--- start ---
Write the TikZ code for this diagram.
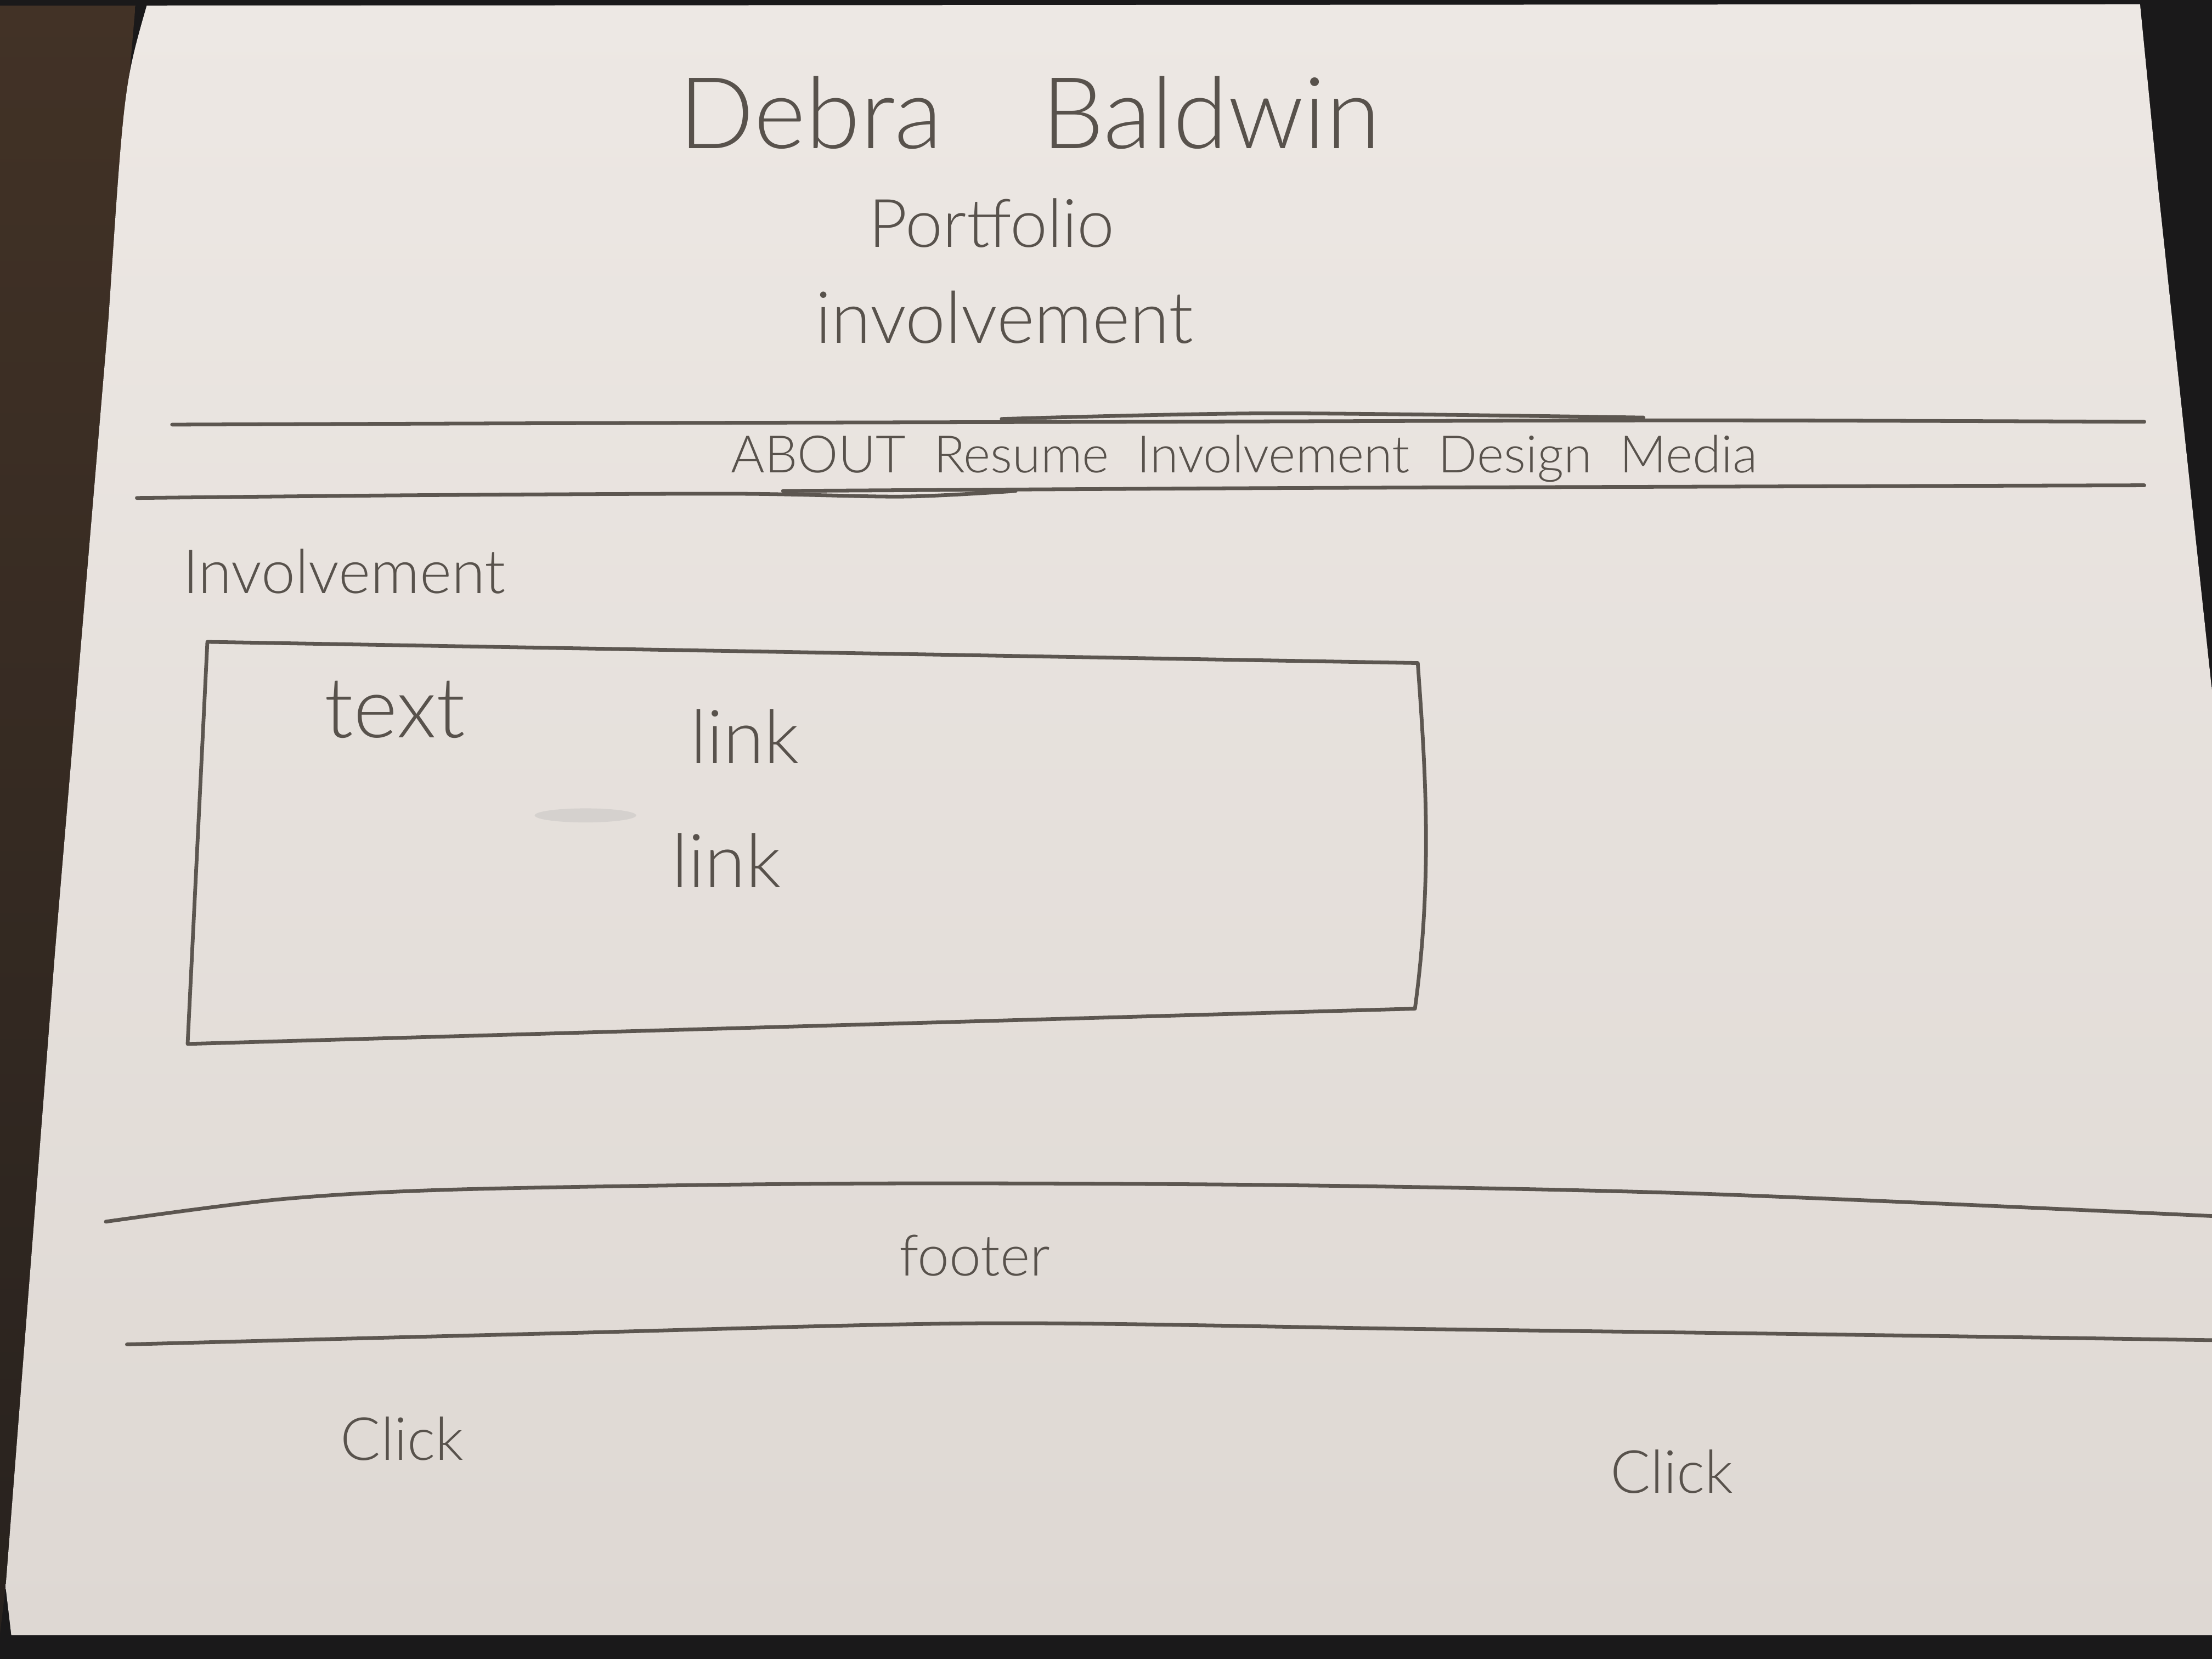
\documentclass[tikz,border=0pt]{standalone}
\usepackage{fontspec}
\setmainfont{Lato}[UprightFont={* Light}]
\definecolor{pencil}{RGB}{92,86,80}
\definecolor{lead}{RGB}{88,82,76}
\definecolor{paperhi}{RGB}{237,232,228}
\definecolor{paperlo}{RGB}{222,216,211}
\definecolor{wood}{RGB}{66,50,38}
\definecolor{woodlo}{RGB}{40,34,30}
\definecolor{desk}{RGB}{26,25,26}
\begin{document}
\begin{tikzpicture}[x=0.01cm,y=-0.01cm,
  stroke/.style={draw=pencil,line width=0.75pt,line cap=round,line join=round},
  hand/.style={text=lead,inner sep=0pt,anchor=center}]
% desk and sheet of paper
\fill[desk] (0,0) rectangle (1568,1176);
\shade[top color=wood,bottom color=woodlo]
  (0,4) -- (96,4) -- (77,225) -- (39,675) -- (4,1125) -- (0,1158) -- cycle;
\shade[top color=paperhi,bottom color=paperlo]
  (104,4) -- (1517,3) -- (1530,135) -- (1568,490)
  -- (1568,1159) -- (8,1159) -- (4,1125) -- (39,675) -- (77,225)
  .. controls (88,60) .. cycle;
\useasboundingbox (0,0) rectangle (1568,1176);

% header texts
\node[hand,font=\fontsize{20}{24}\selectfont] (name) at (730,80) {Debra\quad Baldwin};
\node[hand,font=\fontsize{13.5}{16}\selectfont] (portfolio) at (703,158) {Portfolio};
\node[hand,font=\fontsize{14.5}{17}\selectfont] (pagetitle) at (712,225) {involvement};

% navigation bar rules
\draw[stroke] plot[smooth] coordinates {(122,301) (400,300) (800,299) (1200,298) (1520,299)};
\draw[stroke] plot[smooth] coordinates {(710,297) (900,293) (1165,296)};
\draw[stroke] plot[smooth] coordinates {(97,353) (300,351) (520,350) (640,352) (720,348)};
\draw[stroke] plot[smooth] coordinates {(555,348) (900,346) (1200,345) (1520,344)};
\node[hand,font=\fontsize{10.4}{13}\selectfont] (nav) at (882,325)
  {ABOUT\ \ Resume\ \ Involvement\ \ Design\ \ Media};

% section heading and content box
\node[hand,font=\fontsize{12.3}{15}\selectfont] (section) at (244,405) {Involvement};
\draw[stroke] (147,455) -- (1005,470)
  .. controls (1010,540) and (1016,620) .. (1003,715)
  -- (133,740) -- cycle;
\node[hand,font=\fontsize{17}{20}\selectfont] (body) at (280,503) {text};
\node[hand,font=\fontsize{15}{18}\selectfont] (linkA) at (528,522) {link};
\node[hand,font=\fontsize{15}{18}\selectfont] (linkB) at (515,610) {link};
\fill[pencil!35,opacity=0.5] (415,578) ellipse (36 and 5);

% footer rules and texts
\draw[stroke] plot[smooth] coordinates {(75,866) (200,850) (330,843) (600,839) (900,840) (1200,846) (1568,862)};
\node[hand,font=\fontsize{11.5}{14}\selectfont] (footer) at (691,890) {footer};
\draw[stroke] plot[smooth] coordinates {(90,953) (400,945) (700,938) (1000,942) (1300,946) (1568,950)};
\node[hand,font=\fontsize{12}{15}\selectfont] (clickA) at (285,1020) {Click};
\node[hand,font=\fontsize{12}{15}\selectfont] (clickB) at (1185,1043) {Click};
\end{tikzpicture}
\end{document}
--- end ---
Reproduce the whole listing word for word, setting aside any pictures.

Write the TikZ code for this diagram.
\documentclass[tikz,border=0pt]{standalone}
\usepackage{fontspec}
\setmainfont{Lato}[UprightFont={* Light}]
\definecolor{pencil}{RGB}{92,86,80}
\definecolor{lead}{RGB}{88,82,76}
\definecolor{paperhi}{RGB}{237,232,228}
\definecolor{paperlo}{RGB}{222,216,211}
\definecolor{wood}{RGB}{66,50,38}
\definecolor{woodlo}{RGB}{40,34,30}
\definecolor{desk}{RGB}{26,25,26}
\begin{document}
\begin{tikzpicture}[x=0.01cm,y=-0.01cm,
  stroke/.style={draw=pencil,line width=0.75pt,line cap=round,line join=round},
  hand/.style={text=lead,inner sep=0pt,anchor=center}]
% desk and sheet of paper
\fill[desk] (0,0) rectangle (1568,1176);
\shade[top color=wood,bottom color=woodlo]
  (0,4) -- (96,4) -- (77,225) -- (39,675) -- (4,1125) -- (0,1158) -- cycle;
\shade[top color=paperhi,bottom color=paperlo]
  (104,4) -- (1517,3) -- (1530,135) -- (1568,490)
  -- (1568,1159) -- (8,1159) -- (4,1125) -- (39,675) -- (77,225)
  .. controls (88,60) .. cycle;
\useasboundingbox (0,0) rectangle (1568,1176);

% header texts
\node[hand,font=\fontsize{20}{24}\selectfont] (name) at (730,80) {Debra\quad Baldwin};
\node[hand,font=\fontsize{13.5}{16}\selectfont] (portfolio) at (703,158) {Portfolio};
\node[hand,font=\fontsize{14.5}{17}\selectfont] (pagetitle) at (712,225) {involvement};

% navigation bar rules
\draw[stroke] plot[smooth] coordinates {(122,301) (400,300) (800,299) (1200,298) (1520,299)};
\draw[stroke] plot[smooth] coordinates {(710,297) (900,293) (1165,296)};
\draw[stroke] plot[smooth] coordinates {(97,353) (300,351) (520,350) (640,352) (720,348)};
\draw[stroke] plot[smooth] coordinates {(555,348) (900,346) (1200,345) (1520,344)};
\node[hand,font=\fontsize{10.4}{13}\selectfont] (nav) at (882,325)
  {ABOUT\ \ Resume\ \ Involvement\ \ Design\ \ Media};

% section heading and content box
\node[hand,font=\fontsize{12.3}{15}\selectfont] (section) at (244,405) {Involvement};
\draw[stroke] (147,455) -- (1005,470)
  .. controls (1010,540) and (1016,620) .. (1003,715)
  -- (133,740) -- cycle;
\node[hand,font=\fontsize{17}{20}\selectfont] (body) at (280,503) {text};
\node[hand,font=\fontsize{15}{18}\selectfont] (linkA) at (528,522) {link};
\node[hand,font=\fontsize{15}{18}\selectfont] (linkB) at (515,610) {link};
\fill[pencil!35,opacity=0.5] (415,578) ellipse (36 and 5);

% footer rules and texts
\draw[stroke] plot[smooth] coordinates {(75,866) (200,850) (330,843) (600,839) (900,840) (1200,846) (1568,862)};
\node[hand,font=\fontsize{11.5}{14}\selectfont] (footer) at (691,890) {footer};
\draw[stroke] plot[smooth] coordinates {(90,953) (400,945) (700,938) (1000,942) (1300,946) (1568,950)};
\node[hand,font=\fontsize{12}{15}\selectfont] (clickA) at (285,1020) {Click};
\node[hand,font=\fontsize{12}{15}\selectfont] (clickB) at (1185,1043) {Click};
\end{tikzpicture}
\end{document}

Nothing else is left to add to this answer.